How to use the Rule of 40 in SaaS investing
- Assess the balance between growth and profitability: The Rule of 40 helps investors identify companies that strike the right balance between growth and profitability, which is essential for long-term success in the SaaS industry. A company that meets or exceeds the Rule of 40 benchmarks are considered to be performing well.
- Compare companies within the same industry: The Rule of 40 can be used as a comparative tool to evaluate the performance of different SaaS companies within the same industry. By comparing the Rule of 40 scores of multiple companies, investors can identify those that are more efficient in managing their growth and profitability.
- Monitor trends over time: Tracking a company’s Rule of 40 scores over time can provide insights into its financial performance and growth efficiency. A consistent or improving Rule of 40 scores indicates that the company is maintaining a healthy balance between growth and profitability, while a declining score may signal potential issues with the company’s growth strategy or financial management.

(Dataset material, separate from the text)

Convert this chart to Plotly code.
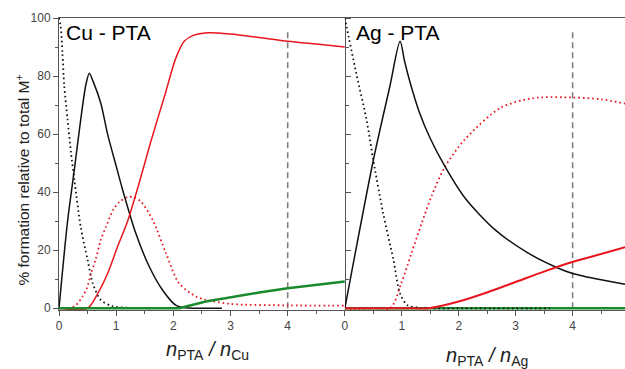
import plotly.graph_objects as go

# ---------------- data ----------------
# Cu - PTA panel
cu_black_dot_x = [0, 0.03, 0.06, 0.09, 0.15, 0.21, 0.27, 0.38, 0.5, 0.59, 0.73, 0.93, 1.2, 1.6]
cu_black_dot_y = [100, 97, 88, 77, 65, 53.5, 44, 28, 16.7, 8.6, 2.9, 0.7, 0.2, 0]

cu_black_x = [0, 0.15, 0.27, 0.38, 0.47, 0.53, 0.6, 0.73, 0.85, 1.0, 1.11, 1.34, 1.58, 1.81, 2.04, 2.2, 2.85]
cu_black_y = [0, 30, 48, 65, 77, 81, 78, 70.7, 60, 49, 41, 26, 14.3, 6.3, 1.1, 0.2, 0]

cu_red_x = [0, 0.5, 0.68, 0.85, 1.03, 1.2, 1.4, 1.6, 1.87, 2.04, 2.19, 2.35, 2.6, 3.0, 3.5, 4.0, 4.5, 5.0]
cu_red_y = [0, 0, 5.2, 12, 21.5, 30, 43, 57, 74.7, 86, 92, 94, 94.9, 94.5, 93.3, 92, 91, 90]

cu_red_dot_x = [0, 0.2, 0.29, 0.41, 0.49, 0.56, 0.64, 0.73, 0.82, 0.95, 1.05, 1.2, 1.3, 1.43, 1.64, 1.87, 2.1, 2.4, 2.55, 3.0, 4.0, 5.0]
cu_red_dot_y = [0, 0.2, 1, 4, 7, 12, 16.7, 23.5, 28, 34, 36.5, 38.3, 38.3, 36.8, 30.4, 19, 8.6, 4, 3, 1.5, 1, 0.9]

cu_green_x = [0, 2.1, 2.57, 3.0, 3.5, 4.0, 4.5, 5.0]
cu_green_y = [0, 0, 2.3, 3.8, 5.4, 6.9, 8.1, 9.2]

# Ag - PTA panel
ag_black_dot_x = [0, 0.03, 0.2, 0.38, 0.5, 0.67, 0.85, 0.97, 1.1, 1.3, 1.6, 3.6]
ag_black_dot_y = [100, 97, 81, 65, 51, 33, 17, 5, 1, 0.2, 0, 0]

ag_black_x = [0, 0.5, 0.79, 0.97, 1.05, 1.15, 1.3, 1.5, 1.76, 2.11, 2.64, 3.22, 3.75, 4.0, 4.5, 4.92]
ag_black_y = [0, 51, 76.4, 92, 85, 77.5, 68, 58.5, 48.8, 38, 27, 19, 13.8, 12, 9.8, 8.3]

ag_red_dot_x = [0, 0.79, 0.99, 1.17, 1.35, 1.53, 1.76, 2.1, 2.73, 3.31, 4.01, 4.5, 4.92]
ag_red_dot_y = [0, 0, 8.6, 19, 29.3, 39, 48.8, 58, 69, 72.4, 72.6, 72, 70.5]

ag_red_x = [0, 1.2, 1.47, 2.0, 2.52, 3.02, 3.52, 4.01, 4.5, 4.92]
ag_red_y = [0, 0, 0, 2.3, 5.6, 9.2, 12.8, 16, 18.7, 21]

ag_green_x = [0, 4.92]
ag_green_y = [0, 0]

guide_x = [4, 4]
guide_y = [0, 96]

x_ticks = [0, 1, 2, 3, 4]
y_ticks = [0, 20, 40, 60, 80, 100]

# ---------------- styles ----------------
RED = "#e8161e"
BLACK = "#111111"
GREEN = "#1b8a2c"
GRAY = "#7f7f7f"
FONT = "Liberation Sans, Arial, sans-serif"
DOT = "1.6px,3px"

fig = go.Figure()


def add(x, y, color, width, dash, xa, ya, shape="spline"):
    fig.add_trace(go.Scatter(
        x=x, y=y, mode="lines", xaxis=xa, yaxis=ya,
        line=dict(color=color, width=width, dash=dash, shape=shape, smoothing=0.8),
        showlegend=False, hoverinfo="skip"))


# Cu panel
add(guide_x, guide_y, GRAY, 1.6, "6px,4px", "x", "y", "linear")
add(cu_black_dot_x, cu_black_dot_y, BLACK, 1.8, DOT, "x", "y")
add(cu_red_dot_x, cu_red_dot_y, RED, 1.8, DOT, "x", "y")
add(cu_black_x, cu_black_y, BLACK, 1.5, "solid", "x", "y")
add(cu_red_x, cu_red_y, RED, 1.5, "solid", "x", "y")
add(cu_green_x, cu_green_y, GREEN, 2.5, "solid", "x", "y", "linear")

# Ag panel
add(guide_x, guide_y, GRAY, 1.6, "6px,4px", "x2", "y2", "linear")
add(ag_green_x, ag_green_y, GREEN, 2.5, "solid", "x2", "y2", "linear")
add(ag_black_dot_x, ag_black_dot_y, BLACK, 1.8, DOT, "x2", "y2")
add(ag_red_dot_x, ag_red_dot_y, RED, 1.8, DOT, "x2", "y2")
add(ag_black_x, ag_black_y, BLACK, 1.5, "solid", "x2", "y2")
add(ag_red_x, ag_red_y, RED, 2, "solid", "x2", "y2")

L, R, T, B = 58.5, 0, 18, 59
W, H = 625, 369
pw = W - L - R
ph = H - T - B
split = (344.6 - L) / pw

axis_common = dict(
    showgrid=False, zeroline=False, showline=True, linecolor="#555555", linewidth=1,
    ticks="outside", ticklen=5, tickwidth=1, tickcolor="#555555",
    tickfont=dict(family=FONT, size=12, color="#444444"),
)

fig.update_layout(
    width=W, height=H,
    margin=dict(l=L, r=R, t=T, b=B),
    paper_bgcolor="white", plot_bgcolor="white",
    font=dict(family=FONT, color="#333333"),
    xaxis=dict(domain=[0, split], range=[0, 5], tickvals=x_ticks, mirror=True,
               minor=dict(dtick=0.5, ticks="outside", ticklen=3, tickcolor="#555555"),
               anchor="y", **axis_common),
    xaxis2=dict(domain=[split, 1], range=[0, 4.92], tickvals=x_ticks, mirror=True,
                minor=dict(dtick=0.5, ticks="outside", ticklen=3, tickcolor="#555555"),
                anchor="y2", **axis_common),
    yaxis=dict(range=[-0.6, 100], tickvals=y_ticks, mirror="ticks",
               minor=dict(dtick=10, ticks="outside", ticklen=3, tickcolor="#555555"),
               anchor="x", **axis_common),
    yaxis2=dict(range=[-0.6, 100], matches="y", showticklabels=False, showline=False,
                showgrid=False, zeroline=False, ticks="", anchor="x2"),
)

ann = []
ann.append(dict(text="Cu - PTA", x=(64 - L) / pw, y=1, xref="paper", yref="paper",
                xanchor="left", yanchor="top", yshift=-1, showarrow=False,
                font=dict(family=FONT, size=21, color="#000000")))
ann.append(dict(text="Ag - PTA", x=(354 - L) / pw, y=1, xref="paper", yref="paper",
                xanchor="left", yanchor="top", yshift=-1, showarrow=False,
                font=dict(family=FONT, size=21, color="#000000")))
ann.append(dict(text="<i>n</i><sub>PTA</sub> <i>/</i> <i>n</i><sub>Cu</sub>",
                x=(207 - L) / pw, y=0, xref="paper", yref="paper",
                xanchor="center", yanchor="middle", yshift=-(350 - (T + ph)),
                showarrow=False, font=dict(family=FONT, size=20, color="#222222")))
ann.append(dict(text="<i>n</i><sub>PTA</sub> <i>/</i> <i>n</i><sub>Ag</sub>",
                x=(487 - L) / pw, y=0, xref="paper", yref="paper",
                xanchor="center", yanchor="middle", yshift=-(356 - (T + ph)),
                showarrow=False, font=dict(family=FONT, size=20, color="#222222")))
ann.append(dict(text="% formation relative to total M<sup>+</sup>",
                x=(22 - L) / pw, y=(T + ph - 180) / ph, xref="paper", yref="paper",
                xanchor="center", yanchor="middle", textangle=-90,
                showarrow=False, font=dict(family=FONT, size=15.5, color="#222222")))
fig.update_layout(annotations=ann)

fig.write_html("out.html")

Limitations of the Rule of 40
While the Rule of 40 is a valuable metric for evaluating SaaS companies, it has some limitations:
1. It does not account for other factors that impact a company’s financial performance, such as market conditions, competitive landscape, and customer churn rate. Therefore, investors should use the Rule of 40 in conjunction with other key metrics to gain a comprehensive understanding of a company’s overall health.
2. The Rule of 40 is more applicable to mature SaaS companies with established business models and steady revenue streams. Early-stage SaaS companies may not meet the Rule of 40 benchmark due to their heavy investments in growth initiatives, but this does not necessarily indicate poor financial performance or inefficiency.
As the SaaS industry continues to grow, having a firm understanding of EBITDA and the Rule of 40 is essential for successful companies and investors. This guide has provided an overview of both metrics, so you can make informed decisions when evaluating the performance of SaaS companies.